### [SHORT TASK]
Working from the top of the listing below, retype each line through the line containing "import * as", both included, with no pictures.

### [PROVIDED INFORMATION]

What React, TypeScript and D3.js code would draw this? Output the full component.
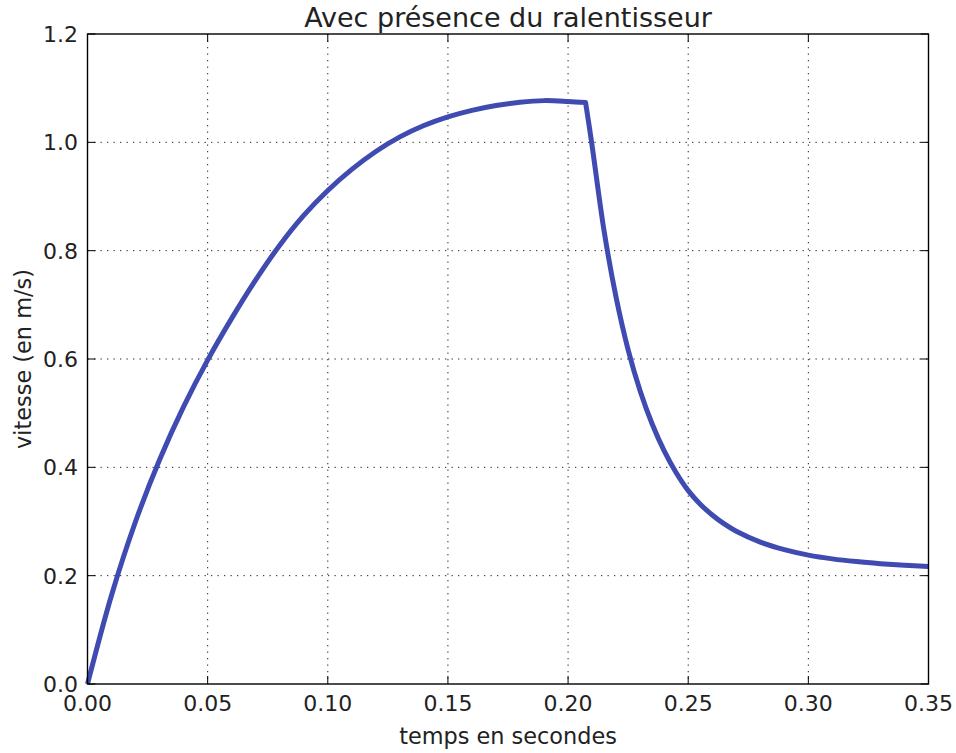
import { useEffect, useRef } from "react";
import * as d3 from "d3";

// valeurs (temps en s, vitesse en m/s)
// montée jusqu'au ralentisseur
const riseTime = [0, 0.01, 0.02, 0.03, 0.04, 0.05, 0.06, 0.07, 0.08, 0.09, 0.1, 0.11, 0.12, 0.13, 0.14, 0.15, 0.16, 0.17, 0.18, 0.19, 0.2, 0.2073];
const riseSpeed = [0, 0.164, 0.3, 0.414, 0.512, 0.598, 0.675, 0.746, 0.81, 0.865, 0.911, 0.95, 0.983, 1.01, 1.031, 1.047, 1.059, 1.068, 1.074, 1.077, 1.0755, 1.0735];
// freinage à partir du ralentisseur
const fallTime = [0.2073, 0.2098, 0.215, 0.22, 0.225, 0.23, 0.235, 0.24, 0.245, 0.25, 0.255, 0.26, 0.265, 0.27, 0.28, 0.29, 0.3, 0.31, 0.32, 0.33, 0.34, 0.35];
const fallSpeed = [1.0735, 1.0, 0.836, 0.7135, 0.617, 0.541, 0.48, 0.4305, 0.39, 0.357, 0.332, 0.312, 0.2955, 0.282, 0.262, 0.248, 0.238, 0.231, 0.226, 0.2222, 0.2192, 0.2168];

const xTicks = [0, 0.05, 0.1, 0.15, 0.2, 0.25, 0.3, 0.35];
const yTicks = [0, 0.2, 0.4, 0.6, 0.8, 1.0, 1.2];

const title = "Avec présence du ralentisseur";
const xLabel = "temps en secondes";
const yLabel = "vitesse (en m/s)";

const W = 956;
const H = 753;
const left = 87.5, right = 928.5, top = 34, bottom = 684;
const font = "'DejaVu Sans', sans-serif";

const App = () => {
    const svgRef = useRef<SVGSVGElement>(null);

    useEffect(() => {
        const svg = d3.select(svgRef.current);
        svg.selectAll("*").remove();

        const x = d3.scaleLinear().domain([0, 0.35]).range([left, right]);
        const y = d3.scaleLinear().domain([0, 1.2]).range([bottom, top]);

        svg.append("rect").attr("width", W).attr("height", H).attr("fill", "white");

        // grille pointillée
        const grid = svg.append("g").attr("stroke", "#222").attr("stroke-width", 1).attr("stroke-dasharray", "1.3,5.2");
        grid.selectAll("line.gx")
            .data(xTicks.slice(1, -1))
            .join("line")
            .attr("class", "gx")
            .attr("x1", d => x(d)).attr("x2", d => x(d))
            .attr("y1", top).attr("y2", bottom);
        grid.selectAll("line.gy")
            .data(yTicks.slice(1, -1))
            .join("line")
            .attr("class", "gy")
            .attr("x1", left).attr("x2", right)
            .attr("y1", d => y(d)).attr("y2", d => y(d));

        // courbe : deux morceaux lisses qui se rejoignent au point anguleux
        const line = d3.line<[number, number]>()
            .x(d => x(d[0]))
            .y(d => y(d[1]))
            .curve(d3.curveCatmullRom.alpha(0.5));
        const rise = riseTime.map((t, i) => [t, riseSpeed[i]] as [number, number]);
        const fall = fallTime.map((t, i) => [t, fallSpeed[i]] as [number, number]);
        const d1 = line(rise) || "";
        const d2 = (line(fall) || "").replace(/^M[^CLQ]*/, "");
        svg.append("path")
            .attr("d", d1 + d2)
            .attr("fill", "none")
            .attr("stroke", "#3f4bb0")
            .attr("stroke-width", 5)
            .attr("stroke-linejoin", "round");

        // graduations vers l'intérieur, sur les quatre côtés
        const tl = 8;
        const ticks = svg.append("g").attr("stroke", "black").attr("stroke-width", 1);
        xTicks.forEach(d => {
            ticks.append("line").attr("x1", x(d)).attr("x2", x(d)).attr("y1", bottom).attr("y2", bottom - tl);
            ticks.append("line").attr("x1", x(d)).attr("x2", x(d)).attr("y1", top).attr("y2", top + tl);
        });
        yTicks.forEach(d => {
            ticks.append("line").attr("x1", left).attr("x2", left + tl).attr("y1", y(d)).attr("y2", y(d));
            ticks.append("line").attr("x1", right).attr("x2", right - tl).attr("y1", y(d)).attr("y2", y(d));
        });

        // cadre
        svg.append("rect")
            .attr("x", left).attr("y", top)
            .attr("width", right - left).attr("height", bottom - top)
            .attr("fill", "none").attr("stroke", "black").attr("stroke-width", 1.4);

        // étiquettes
        const fx = d3.format(".2f");
        const fy = d3.format(".1f");
        svg.append("g").selectAll("text")
            .data(xTicks)
            .join("text")
            .attr("x", d => x(d)).attr("y", 711)
            .attr("text-anchor", "middle")
            .attr("font-family", font).attr("font-size", 22).attr("fill", "#222")
            .text(d => fx(d));
        svg.append("g").selectAll("text")
            .data(yTicks)
            .join("text")
            .attr("x", 78).attr("y", d => y(d))
            .attr("dy", "0.36em")
            .attr("text-anchor", "end")
            .attr("font-family", font).attr("font-size", 22).attr("fill", "#222")
            .text(d => fy(d));

        svg.append("text")
            .attr("x", (left + right) / 2).attr("y", 27)
            .attr("text-anchor", "middle")
            .attr("font-family", font).attr("font-size", 27).attr("fill", "#222")
            .text(title);
        svg.append("text")
            .attr("x", (left + right) / 2).attr("y", 744)
            .attr("text-anchor", "middle")
            .attr("font-family", font).attr("font-size", 22.4).attr("fill", "#222")
            .text(xLabel);
        svg.append("text")
            .attr("transform", `translate(31,${(top + bottom) / 2}) rotate(-90)`)
            .attr("text-anchor", "middle")
            .attr("font-family", font).attr("font-size", 22.4).attr("fill", "#222")
            .text(yLabel);
    }, []);

    return <svg ref={svgRef} width={W} height={H} style={{ position: "absolute", left: 0, top: 0 }} />;
};

export default App;
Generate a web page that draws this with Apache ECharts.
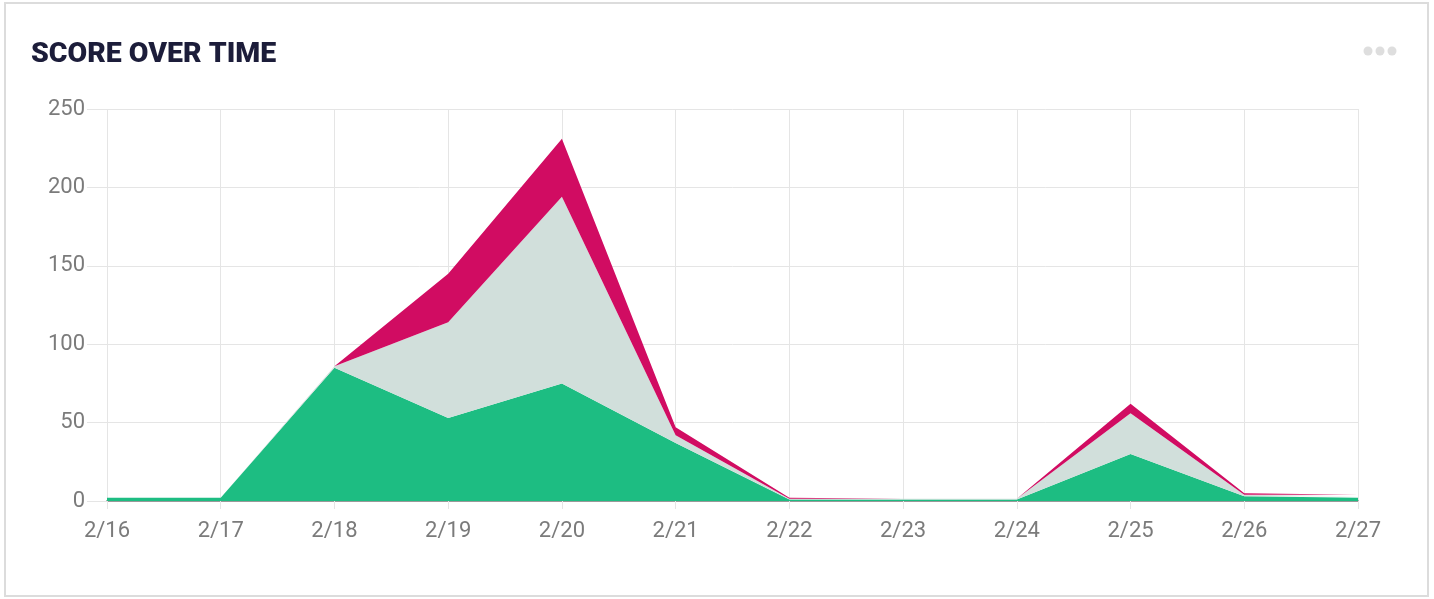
<!DOCTYPE html>
<html>
<head>
<meta charset="utf-8">
<script src="https://cdn.jsdelivr.net/npm/echarts@6/dist/echarts.min.js"></script>
<style>
html,body{margin:0;padding:0;background:#fff;}
#chart{width:1434px;height:599px;}
</style>
</head>
<body>
<div id="chart"></div>
<script>
const categories = ['2/16','2/17','2/18','2/19','2/20','2/21','2/22','2/23','2/24','2/25','2/26','2/27'];
const greenValues = [2, 2, 85, 53, 75, 37, 1, 1, 1, 30, 3, 2];
const grayValues = [0, 0, 1, 61, 119, 5, 0.5, 0.5, 0.5, 26, 1, 1];
const magentaValues = [0, 0, 0, 31, 37, 5, 0.5, 0, 0, 6, 1, 1];
const yTicks = [0, 50, 100, 150, 200, 250];

const chart = echarts.init(document.getElementById('chart'), null, {renderer: 'canvas'});
const labelFont = {color: '#7b7b7b', fontSize: 22, fontFamily: 'Roboto', fontWeight: 400};
function areaSeries(name, data, color) {
  return {
    name: name, type: 'line', stack: 'total', data: data,
    symbol: 'none', smooth: false,
    lineStyle: {width: 0},
    areaStyle: {color: color, opacity: 1},
    itemStyle: {color: color}
  };
}
chart.setOption({
  animation: false,
  title: {
    text: 'SCORE OVER TIME', left: 26, top: 35,
    textStyle: {color: '#1c1d3a', fontSize: 28.5, fontWeight: 900, fontFamily: 'Roboto'}
  },
  graphic: [
    {type: 'rect', shape: {x: 5, y: 3, width: 1423, height: 593}, style: {fill: 'none', stroke: '#dcdcdc', lineWidth: 2}, silent: true},
    {type: 'circle', shape: {cx: 1368, cy: 51, r: 4.5}, style: {fill: '#dedede'}},
    {type: 'circle', shape: {cx: 1380, cy: 51, r: 4.5}, style: {fill: '#dedede'}},
    {type: 'circle', shape: {cx: 1392, cy: 51, r: 4.5}, style: {fill: '#dedede'}}
  ],
  grid: {left: 107, right: 76, top: 109, bottom: 98, containLabel: false},
  xAxis: {
    type: 'category', data: categories, boundaryGap: false,
    axisLine: {show: true, lineStyle: {color: '#999', width: 2}},
    axisTick: {show: true, alignWithLabel: true, length: 8, lineStyle: {color: '#e5e5e5'}},
    axisLabel: Object.assign({margin: 19, interval: 0}, labelFont),
    splitLine: {show: true, lineStyle: {color: '#e5e5e5', width: 1}}
  },
  yAxis: {
    type: 'value', min: 0, max: 250, interval: 50,
    axisLine: {show: false},
    axisTick: {show: true, length: 20, lineStyle: {color: '#e5e5e5'}},
    axisLabel: Object.assign({margin: 22, formatter: v => yTicks.includes(v) ? String(v) : ''}, labelFont),
    splitLine: {show: true, lineStyle: {color: '#e5e5e5', width: 1}}
  },
  series: [
    areaSeries('Green', greenValues, '#1dbd82'),
    areaSeries('Gray', grayValues, '#d1dfdb'),
    areaSeries('Magenta', magentaValues, '#d10c62')
  ]
});
</script>
</body>
</html>
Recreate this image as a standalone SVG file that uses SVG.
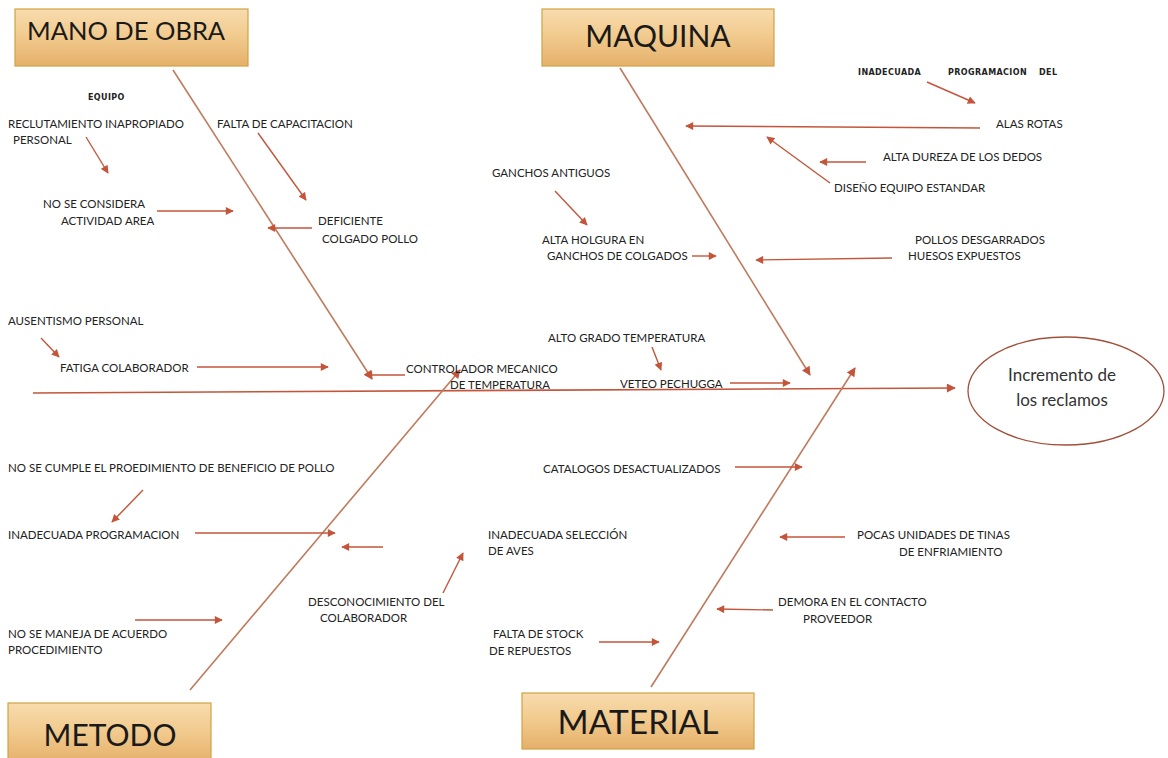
<svg xmlns="http://www.w3.org/2000/svg" width="1168" height="758" viewBox="0 0 1168 758">
<defs>
<linearGradient id="boxg" x1="0" y1="0" x2="0" y2="1">
<stop offset="0" stop-color="#f8dcae"/>
<stop offset="0.5" stop-color="#f1c98c"/>
<stop offset="1" stop-color="#e5b06a"/>
</linearGradient>
<marker id="ah" viewBox="0 0 10 10" refX="9" refY="5" markerWidth="9" markerHeight="8" markerUnits="userSpaceOnUse" orient="auto">
<path d="M0,0 L10,5 L0,10 z" fill="#c4553a"/>
</marker>
<marker id="ahb" viewBox="0 0 10 10" refX="9" refY="5" markerWidth="10" markerHeight="9" markerUnits="userSpaceOnUse" orient="auto">
<path d="M0,0 L10,5 L0,10 z" fill="#c4553a"/>
</marker>
</defs>
<style>
.box{fill:url(#boxg);stroke:#cfa245;stroke-width:1.2}
.hd{font-family:Lato,"Open Sans",sans-serif;fill:#1a1a1a}
.t{font-family:Lato,"Open Sans",sans-serif;font-size:11.5px;fill:#222}
.tb{font-family:"DejaVu Sans","Liberation Sans",sans-serif;font-size:8px;font-weight:bold;letter-spacing:0.4px;fill:#222}
.bone{stroke:#c07a5c;stroke-width:1.6;fill:none}
.ar{stroke:#c4553a;stroke-width:1.4;fill:none;marker-end:url(#ah)}
.ce{font-family:Lato,"Open Sans",sans-serif;font-size:17px;fill:#333}
</style>
<rect width="1168" height="758" fill="#ffffff"/>

<g id="effect">
<ellipse cx="1066" cy="391" rx="98" ry="54" fill="#ffffff" stroke="#a0503a" stroke-width="1.3"/>
<text class="ce" x="1062" y="381" text-anchor="middle">Incremento de</text>
<text class="ce" x="1062" y="406" text-anchor="middle">los reclamos</text>
</g>

<g id="mano-de-obra">
<rect class="box" x="15" y="9" width="233" height="57"/>
<text class="hd" x="27" y="40" font-size="25.5">MANO DE OBRA</text>
</g>
<g id="maquina">
<rect class="box" x="542" y="9" width="232" height="57"/>
<text class="hd" x="658" y="47" font-size="30" text-anchor="middle">MAQUINA</text>
</g>
<g id="metodo">
<rect class="box" x="8" y="703" width="203" height="60"/>
<text class="hd" x="110" y="746" font-size="30" text-anchor="middle">METODO</text>
</g>
<g id="material">
<rect class="box" x="522" y="693" width="232" height="56"/>
<text class="hd" x="638" y="734" font-size="33.5" text-anchor="middle">MATERIAL</text>
</g>

<g id="connectors">
<line class="bone" x1="33" y1="393" x2="955" y2="388" style="stroke:#c4553a;marker-end:url(#ahb)"/>
<line class="bone" x1="173" y1="70" x2="372" y2="379" style="marker-end:url(#ahb)"/>
<line class="bone" x1="620" y1="68" x2="810" y2="375" style="marker-end:url(#ahb)"/>
<line class="bone" x1="190" y1="690" x2="460" y2="370" style="marker-end:url(#ahb)"/>
<line class="bone" x1="651" y1="687" x2="855" y2="368" style="marker-end:url(#ahb)"/>

<line class="ar" x1="86" y1="137" x2="108" y2="173"/>
<line class="ar" x1="258" y1="133" x2="306" y2="200"/>
<line class="ar" x1="157" y1="211" x2="233" y2="211"/>
<line class="ar" x1="312" y1="228" x2="268" y2="228"/>
<line class="ar" x1="41" y1="338" x2="59" y2="357"/>
<line class="ar" x1="197" y1="367" x2="328" y2="367"/>
<line class="ar" x1="405" y1="375" x2="365" y2="375"/>

<line class="ar" x1="927" y1="82" x2="975" y2="103"/>
<line class="ar" x1="980" y1="128" x2="686" y2="126"/>
<line class="ar" x1="830" y1="183" x2="767" y2="137"/>
<line class="ar" x1="866" y1="162" x2="820" y2="162"/>
<line class="ar" x1="555" y1="191" x2="587" y2="225"/>
<line class="ar" x1="692" y1="256" x2="716" y2="256"/>
<line class="ar" x1="892" y1="258" x2="756" y2="260"/>
<line class="ar" x1="652" y1="347" x2="661" y2="370"/>
<line class="ar" x1="730" y1="383" x2="790" y2="383"/>

<line class="ar" x1="143" y1="490" x2="112" y2="522"/>
<line class="ar" x1="195" y1="533" x2="335" y2="533"/>
<line class="ar" x1="383" y1="547" x2="342" y2="547"/>
<line class="ar" x1="443" y1="593" x2="463" y2="553"/>
<line class="ar" x1="135" y1="620" x2="222" y2="620"/>

<line class="ar" x1="735" y1="467" x2="802" y2="467"/>
<line class="ar" x1="845" y1="537" x2="780" y2="537"/>
<line class="ar" x1="773" y1="610" x2="717" y2="609"/>
<line class="ar" x1="599" y1="642" x2="659" y2="642"/>
</g>

<g id="labels">
<text class="tb" x="88" y="100">EQUIPO</text>
<text class="t" x="8" y="128">RECLUTAMIENTO INAPROPIADO</text>
<text class="t" x="13" y="144">PERSONAL</text>
<text class="t" x="217" y="128">FALTA DE CAPACITACION</text>
<text class="t" x="43" y="208">NO SE CONSIDERA</text>
<text class="t" x="61" y="225">ACTIVIDAD AREA</text>
<text class="t" x="318" y="225">DEFICIENTE</text>
<text class="t" x="322" y="243">COLGADO POLLO</text>
<text class="t" x="8" y="325">AUSENTISMO PERSONAL</text>
<text class="t" x="60" y="372">FATIGA COLABORADOR</text>
<text class="t" x="406" y="373">CONTROLADOR MECANICO</text>
<text class="t" x="450" y="389">DE TEMPERATURA</text>

<text class="tb" x="858" y="75">INADECUADA</text>
<text class="tb" x="948" y="75">PROGRAMACION</text>
<text class="tb" x="1039" y="75">DEL</text>
<text class="t" x="996" y="128">ALAS ROTAS</text>
<text class="t" x="883" y="161">ALTA DUREZA DE LOS DEDOS</text>
<text class="t" x="834" y="192">DISEÑO EQUIPO ESTANDAR</text>
<text class="t" x="492" y="177">GANCHOS ANTIGUOS</text>
<text class="t" x="542" y="244">ALTA HOLGURA EN</text>
<text class="t" x="547" y="260">GANCHOS DE COLGADOS</text>
<text class="t" x="915" y="244">POLLOS DESGARRADOS</text>
<text class="t" x="908" y="260">HUESOS EXPUESTOS</text>
<text class="t" x="548" y="342">ALTO GRADO TEMPERATURA</text>
<text class="t" x="620" y="388">VETEO PECHUGGA</text>

<text class="t" x="8" y="472">NO SE CUMPLE EL PROEDIMIENTO DE BENEFICIO DE POLLO</text>
<text class="t" x="8" y="539">INADECUADA PROGRAMACION</text>
<text class="t" x="488" y="539">INADECUADA SELECCIÓN</text>
<text class="t" x="488" y="555">DE AVES</text>
<text class="t" x="308" y="606">DESCONOCIMIENTO DEL</text>
<text class="t" x="320" y="622">COLABORADOR</text>
<text class="t" x="8" y="638">NO SE MANEJA DE ACUERDO</text>
<text class="t" x="8" y="654">PROCEDIMIENTO</text>

<text class="t" x="543" y="473">CATALOGOS DESACTUALIZADOS</text>
<text class="t" x="857" y="539">POCAS UNIDADES DE TINAS</text>
<text class="t" x="899" y="556">DE ENFRIAMIENTO</text>
<text class="t" x="778" y="606">DEMORA EN EL CONTACTO</text>
<text class="t" x="803" y="623">PROVEEDOR</text>
<text class="t" x="493" y="638">FALTA DE STOCK</text>
<text class="t" x="489" y="655">DE REPUESTOS</text>
</g>
</svg>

### [THE RESULT]
What React, TypeScript and D3.js code would draw this? Output the full component.
import { useEffect, useRef } from "react";
import * as d3 from "d3";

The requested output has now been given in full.